Le Président affirme qu'il aime le service public mais, en fait et comme d'habitude, il pratique le baiser qui tue.
Pourquoi tenons-nous à un service public fort ? Notre volonté de préserver un service public fort de l'audiovisuel repose sur deux raisons.
D'une part, la qualité de notre système audiovisuel global doit beaucoup à l'équilibre qui existe en son sein entre un pôle public incarnant les valeurs, les ambitions, les traditions du service public, et un pôle privé nécessaire, dynamique, à vocation commerciale. Cette compétition incite les chaînes privées à se soucier aussi de la qualité de leurs programmes, et les dissuade de sombrer – comme certaines chaînes étrangères – dans la télévision « de caniveau ». Symétriquement, elle incite les chaînes publiques à se soucier de l'audience, et les dissuade de se cantonner dans l'élitisme. Quelle erreur de regarder séparément le service public sans avoir une vue d'ensemble de l'audiovisuel !

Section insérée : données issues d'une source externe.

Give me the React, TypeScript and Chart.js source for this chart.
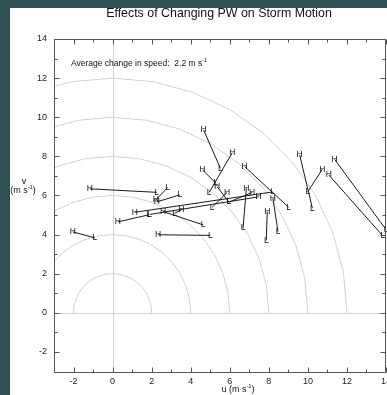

D'autre part, le secteur de la communication est entré dans une phase de concentration que vous souhaitez encourager, et de mondialisation accélérée qui se traduit par l'émergence de grands groupes pour lesquels la défense de notre identité culturelle et de la qualité des programmes passe bien après les objectifs de rentabilité. Le secteur public de l'audiovisuel, lui, n'est pas opéable.
Cet équilibre entre service public et télévision commerciale s'est révélé fécond et aurait mérité d'être défendu. Il était déjà menacé par l'évolution des techniques – satellite, câble, Internet, compression d'images – et celle de l'économie – mondialisation, concertation, convergence –, favorables à l'explosion de l'offre. Cet équilibre est définitivement rompu par cette loi.
La défense du service public ne peut être que dynamique. Elle passe par l'amélioration de ses contenus et par la rénovation de sa gestion : moins de bureaucratie, moins de corporatisme, plus de créativité, plus de souplesse, plus d'initiatives. Bien entendu, mais attention ! Conforter la culture d'entreprise ne signifie pas gommer la diversité des chaînes, supprimer des milliers d'emplois. Installer le service public dans le « global média », cela implique de lui en donner les moyens, or ce n'est pas le cas.
Pour certains collègues, peut-être de bonne foi, la télévision publique n'est qu'un thème de débat subalterne, une posture obligée, une rhétorique de salon, une nourriture spirituelle qui peut alimenter tout un dîner, une cascade verbale qui ne tarit jamais. La commission Copé en est une belle illustration.